Optogan was founded in 2004 in Espoo, Finland, by Maxim Odnoblyudov, Vladislav Bougrov, and Alexey Kovsh, graduates of the chair of Nobel Prize laureate Zhores Alferov. They have received several rounds of financing from various European venture capital investment funds. After the development stage, the company's research and development and pilot production line were expanded to the MST Factory site in Dortmund, Germany.

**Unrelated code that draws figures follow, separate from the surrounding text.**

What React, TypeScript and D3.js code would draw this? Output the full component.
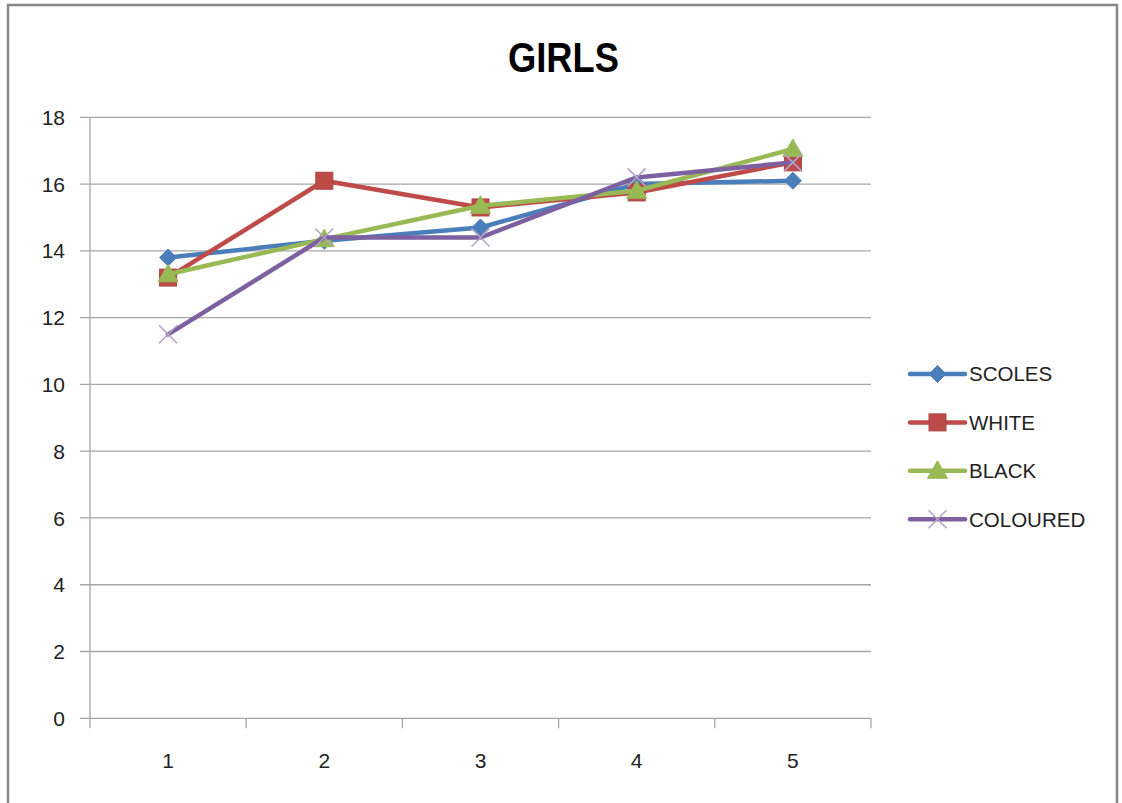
import React from "react";
import * as d3 from "d3";

const categories = ["1", "2", "3", "4", "5"];
const yTicks = [0, 2, 4, 6, 8, 10, 12, 14, 16, 18];

const scoles = [13.8, 14.3, 14.7, 16.0, 16.1];
const white = [13.2, 16.1, 15.3, 15.75, 16.65];
const black = [13.3, 14.35, 15.35, 15.8, 17.05];
const coloured = [11.5, 14.4, 14.4, 16.2, 16.65];

const seriesNames = ["SCOLES", "WHITE", "BLACK", "COLOURED"];
const seriesValues = [scoles, white, black, coloured];
const seriesColors = ["#4A7EBB", "#BE4B48", "#98B954", "#7D60A0"];
const markerKinds = ["diamond", "square", "triangle", "x"];

const W = 1122;
const H = 803;
const plot = { left: 90, right: 871, top: 117.3, bottom: 718.3 };
const FONT = "'Liberation Sans', Arial, sans-serif";

function Marker({ kind, x, y, color }: { kind: string; x: number; y: number; color: string }) {
  if (kind === "diamond") {
    const r = 8.5;
    return (
      <path
        d={`M${x},${y - r}L${x + r},${y}L${x},${y + r}L${x - r},${y}Z`}
        fill={color}
        stroke={color}
        strokeWidth={1}
      />
    );
  }
  if (kind === "square") {
    const s = 17;
    return (
      <rect
        x={x - s / 2}
        y={y - s / 2}
        width={s}
        height={s}
        fill={color}
        stroke="#A94442"
        strokeWidth={1}
      />
    );
  }
  if (kind === "triangle") {
    const r = 10;
    return (
      <path
        d={`M${x},${y - r}L${x + r},${y + r * 0.75}L${x - r},${y + r * 0.75}Z`}
        fill={color}
        stroke={color}
        strokeWidth={1}
      />
    );
  }
  const r = 9;
  return (
    <path
      d={`M${x - r},${y - r}L${x + r},${y + r}M${x - r},${y + r}L${x + r},${y - r}`}
      stroke="#B3A2C7"
      strokeWidth={1.5}
      fill="none"
    />
  );
}

export default function App() {
  const x = d3
    .scaleBand<string>()
    .domain(categories)
    .range([plot.left, plot.right]);
  const y = d3.scaleLinear().domain([0, 18]).range([plot.bottom, plot.top]);
  const cx = (c: string) => (x(c) ?? 0) + x.bandwidth() / 2;

  const line = d3
    .line<number>()
    .x((_, i) => cx(categories[i]))
    .y((d) => y(d));

  const legendX = 910;
  const legendY0 = 374;
  const legendStep = 48.4;

  return (
    <svg
      width={W}
      height={H}
      style={{ position: "absolute", left: 0, top: 0, background: "#fff" }}
    >
      <rect x={8} y={5} width={1109} height={820} fill="#fff" stroke="#878787" strokeWidth={2.5} />

      <text
        x={508}
        y={72}
        textLength={111}
        lengthAdjust="spacingAndGlyphs"
        fontFamily={FONT}
        fontWeight="bold"
        fontSize={42}
        fill="#000"
      >
        GIRLS
      </text>

      {/* horizontal gridlines and value axis ticks */}
      {yTicks.map((t) => (
        <g key={t}>
          <line x1={80} x2={plot.right} y1={y(t)} y2={y(t)} stroke="#A6A6A6" strokeWidth={1.3} />
          <text
            x={65}
            y={y(t)}
            dy="0.36em"
            textAnchor="end"
            fontFamily={FONT}
            fontSize={21}
            fill="#222"
          >
            {t}
          </text>
        </g>
      ))}

      {/* value axis line */}
      <line x1={plot.left} x2={plot.left} y1={plot.top} y2={plot.bottom + 10} stroke="#A6A6A6" strokeWidth={1.3} />

      {/* category axis ticks at band boundaries */}
      {categories.map((c, i) => (
        <line
          key={"b" + i}
          x1={(x(c) ?? 0) + x.bandwidth()}
          x2={(x(c) ?? 0) + x.bandwidth()}
          y1={plot.bottom}
          y2={plot.bottom + 10}
          stroke="#A6A6A6"
          strokeWidth={1.3}
        />
      ))}
      {categories.map((c) => (
        <text
          key={"l" + c}
          x={cx(c)}
          y={760}
          dy="0.36em"
          textAnchor="middle"
          fontFamily={FONT}
          fontSize={21}
          fill="#222"
        >
          {c}
        </text>
      ))}

      {/* series: line then markers */}
      {seriesValues.map((vals, si) => (
        <g key={seriesNames[si]}>
          <path
            d={line(vals) ?? ""}
            fill="none"
            stroke={seriesColors[si]}
            strokeWidth={4.5}
            strokeLinejoin="round"
            strokeLinecap="round"
          />
          {vals.map((v, i) => (
            <Marker
              key={i}
              kind={markerKinds[si]}
              x={cx(categories[i])}
              y={y(v)}
              color={seriesColors[si]}
            />
          ))}
        </g>
      ))}

      {/* legend */}
      {seriesNames.map((name, si) => {
        const ly = legendY0 + si * legendStep;
        return (
          <g key={"lg" + name}>
            <line
              x1={legendX}
              x2={legendX + 55}
              y1={ly}
              y2={ly}
              stroke={seriesColors[si]}
              strokeWidth={4.5}
              strokeLinecap="round"
            />
            <Marker kind={markerKinds[si]} x={legendX + 27.5} y={ly} color={seriesColors[si]} />
            <text
              x={legendX + 59}
              y={ly}
              dy="0.36em"
              fontFamily={FONT}
              fontSize={20.5}
              fill="#222"
            >
              {name}
            </text>
          </g>
        );
      })}
    </svg>
  );
}
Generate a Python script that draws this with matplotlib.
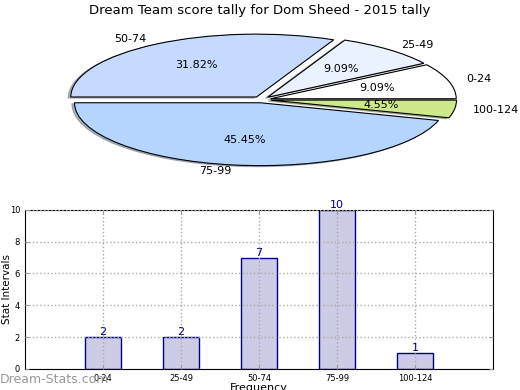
import matplotlib
matplotlib.use("Agg")
import matplotlib.pyplot as plt

# Score intervals and how often each one occurred
intervals = ["0-24", "25-49", "50-74", "75-99", "100-124"]
counts = [2, 2, 7, 10, 1]
pie_colors = ["#ffffff", "#eaf2ff", "#c6d9ff", "#b5d5ff", "#cde98a"]

fig = plt.figure(figsize=(5.2, 3.9), dpi=100)

# Pie chart (squashed, old style)
ax1 = fig.add_axes([0.0565, 0.543, 0.893, 0.403])
ax1.pie(counts, labels=intervals, colors=pie_colors, explode=[0.05] * 5,
        autopct="%1.2f%%", startangle=0,
        shadow={"ox": -0.01, "oy": -0.012, "shade": 0.5},
        wedgeprops={"edgecolor": "black", "linewidth": 0.8},
        textprops={"fontsize": 8})
ax1.set_aspect("auto")
fig.text(0.5, 0.973, "Dream Team score tally for Dom Sheed - 2015 tally",
         ha="center", va="center", fontsize=9.5)

# Bar chart
ax2 = fig.add_axes([0.048, 0.054, 0.9, 0.408])
x = list(range(len(intervals)))
ax2.bar(x, counts, width=0.46, color="#ccccE6", edgecolor="#000080", linewidth=1)
for xi, c in zip(x, counts):
    ax2.text(xi, c, str(c), ha="center", va="bottom", color="#000080", fontsize=8)
ax2.set_xlim(-1, 5)
ax2.set_ylim(0, 10)
ax2.set_xticks(x)
ax2.set_xticklabels(intervals, fontsize=6)
ax2.set_yticks(range(0, 11, 2))
ax2.tick_params(axis="y", labelsize=6)
ax2.tick_params(direction="in", top=True, right=True, color="#999999", length=3)
ax2.grid(True, linestyle=":", color="#aaaaaa", linewidth=1)
ax2.set_axisbelow(False)
ax2.set_ylabel("Stat Intervals", fontsize=7.5)
ax2.yaxis.set_label_coords(-0.028, 0.5)
ax2.set_xlabel("Frequency", fontsize=8, labelpad=0)

fig.text(0.0, 0.026, "Dream-Stats.com", color="#999999", fontsize=9,
         ha="left", va="center")

fig.savefig("out.png", dpi=100)
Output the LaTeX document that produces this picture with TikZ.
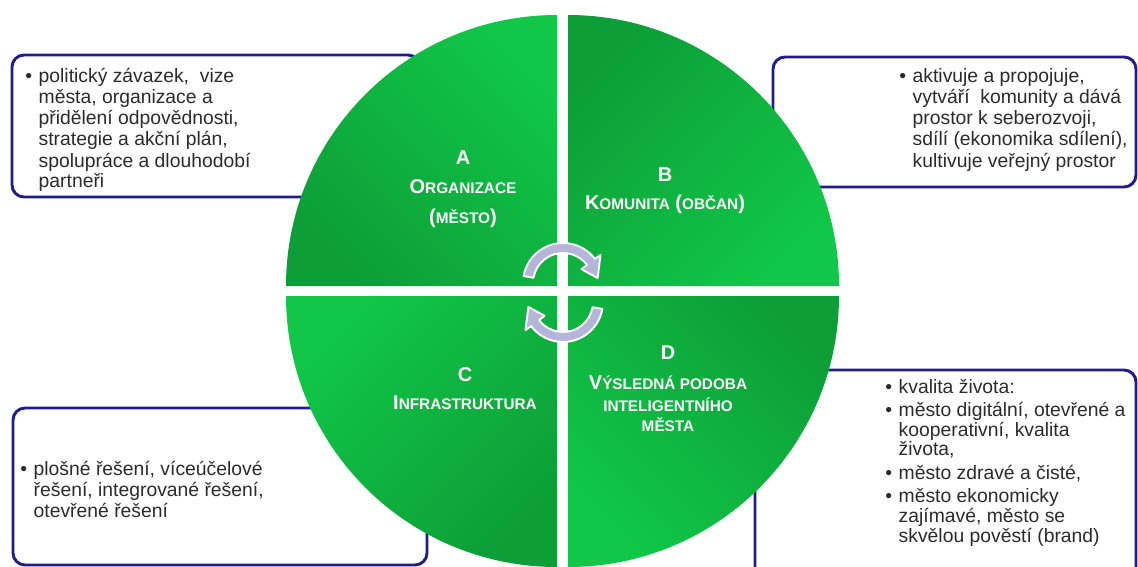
\documentclass[tikz,border=0pt]{standalone}
\usepackage{fontspec}
\setmainfont{Liberation Sans}
\usetikzlibrary{calc}

\definecolor{boxblue}{HTML}{1E1E8C}
\definecolor{textgray}{HTML}{2B2B2B}
\definecolor{greendark}{HTML}{0D9E38}
\definecolor{greenlight}{HTML}{10C747}
\definecolor{arrowlav}{HTML}{B5B5D9}

% first letter large, rest as small capitals
\newcommand{\capsc}[2]{{\fontsize{15}{18}\selectfont #1}{\fontsize{11.5}{18}\selectfont #2}}

\tikzset{
  infobox/.style={draw=boxblue, line width=2.2pt, rounded corners=9pt, fill=white},
  infotext/.style={font=\fontsize{14.5}{15.75}\selectfont, text=textgray, inner sep=0pt, anchor=base west},
  quadlabel/.style={font=\bfseries\fontsize{15}{18}\selectfont, text=white, inner sep=0pt, anchor=base},
  cyclearrow/.style={fill=arrowlav, draw=white, line width=1.4pt, line join=round}
}

\begin{document}
\begin{tikzpicture}[x=0.75pt, y=-0.75pt]
    \useasboundingbox (0,0) rectangle (1138,567);
    % boxes behind the circle
    \begin{scope}
        \clip (0,0) rectangle (1138,567);
        \draw[infobox] (12,55) rectangle (420,197);
        \draw[infobox] (773,57) rectangle (1136,187);
        \draw[infobox] (13,408) rectangle (427,565);
        \draw[infobox] (755,370) rectangle (1136,580);
    \end{scope}
    \node[infotext] (textA) at (25,83) {\begin{tabular}[t]{@{}l@{\hspace{5pt}}l@{}}
        \textbullet & politický závazek,\ \ vize\\
        & města, organizace a\\
        & přidělení odpovědnosti,\\
        & strategie a akční plán,\\
        & spolupráce a dlouhodobí\\
        & partneři
    \end{tabular}};
    \node[infotext] (textB) at (899,83) {\begin{tabular}[t]{@{}l@{\hspace{5pt}}l@{}}
        \textbullet & aktivuje\ a propojuje,\\
        & vytváří\ \ komunity a dává\\
        & prostor k seberozvoji,\\
        & sdílí\ (ekonomika sdílení),\\
        & kultivuje\ veřejný\ prostor
    \end{tabular}};
    \node[infotext] (textC) at (20,475) {\begin{tabular}[t]{@{}l@{\hspace{5pt}}l@{}}
        \textbullet & plošné řešení, víceúčelové\\
        & řešení, integrované řešení,\\
        & otevřené řešení
    \end{tabular}};
    \node[infotext, font=\fontsize{14.5}{14.25}\selectfont] (textD) at (885,393) {\begin{tabular}[t]{@{}l@{\hspace{5pt}}l@{}}
        \textbullet & kvalita života:\\[2.5pt]
        \textbullet & město digitální, otevřené a\\
        & kooperativní,\ kvalita\\
        & života,\\[2.5pt]
        \textbullet & město zdravé a čisté,\\[2.5pt]
        \textbullet & město ekonomicky\\
        & zajímavé,\ město se\\
        & skvělou pověstí (brand)
    \end{tabular}};
    % quadrants
    \shade[top color=greenlight, bottom color=greendark, shading angle=-45]
        (557,286) -- (286,286) arc[start angle=180, end angle=270, radius=271] -- cycle;
    \shade[top color=greenlight, bottom color=greendark, shading angle=-135]
        (568,286) -- (568,15) arc[start angle=270, end angle=360, radius=271] -- cycle;
    \shade[top color=greenlight, bottom color=greendark, shading angle=45]
        (557,296) -- (557,567) arc[start angle=90, end angle=180, radius=271] -- cycle;
    \shade[top color=greenlight, bottom color=greendark, shading angle=135]
        (568,296) -- (839,296) arc[start angle=0, end angle=90, radius=271] -- cycle;
    % quadrant labels
    \node[quadlabel] (letA) at (463,164) {A};
    \node[quadlabel] (nameA) at (463,193) {\capsc{O}{RGANIZACE}};
    \node[quadlabel] (cityA) at (463,223) {\capsc{(}{MĚSTO}\capsc{)}{}};
    \node[quadlabel] (letB) at (665,181) {B};
    \node[quadlabel] (nameB) at (665,209) {\capsc{K}{OMUNITA} \capsc{(}{OBČAN}\capsc{)}{}};
    \node[quadlabel] (letC) at (465,381) {C};
    \node[quadlabel] (nameC) at (465,409) {\capsc{I}{NFRASTRUKTURA}};
    \node[quadlabel] (letD) at (668,359) {D};
    \node[quadlabel] (nameD) at (668,389) {\capsc{V}{ÝSLEDNÁ PODOBA}};
    \node[quadlabel] (nameD2) at (668,411) {\capsc{}{INTELIGENTNÍHO}};
    \node[quadlabel] (nameD3) at (668,431) {\capsc{}{MĚSTA}};
    % cycle arrows
    \coordinate (uc) at (563,283);
    \coordinate (lc) at (563,302);
    \draw[cyclearrow] ([shift={(190:40)}]uc) arc[start angle=190, end angle=323, radius=40]
        -- ([shift={(323:47)}]uc) -- ([shift={(352:35)}]uc) -- ([shift={(323:23)}]uc)
        -- ([shift={(323:30)}]uc) arc[start angle=323, end angle=190, radius=30] -- cycle;
    \draw[cyclearrow] ([shift={(10:40)}]lc) arc[start angle=10, end angle=143, radius=40]
        -- ([shift={(143:47)}]lc) -- ([shift={(172:35)}]lc) -- ([shift={(143:23)}]lc)
        -- ([shift={(143:30)}]lc) arc[start angle=143, end angle=10, radius=30] -- cycle;
\end{tikzpicture}
\end{document}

In 2008, the Russian private equity group Onexim acquired the company. In 2009, Russian government investment funds Rusnano and RIK joined Onexim as investors to develop a full-scale production facility for HB LEDs in the Strelna free-economic zone near St. Petersburg, Russia.

==Technology==

Optogan has developed LEDs with gallium nitride. The Optogan chain of technologies includes semiconductor wafers by metal-organic chemical vapor deposition technique and LED chip design, packaging (including phosphor coating), and lens molding. The multichip LEDs were mounted on a printed circuit board.

Optogan technologies have a patented LED epilayer structure with enhanced light generation capability, with the f-PowerTM chip being able to distribute over 300 A/cm^{2}. The LEDs can output as high as 110 lm/W. Optogan intellectual property and technologies are covered by 35 granted and pending patents.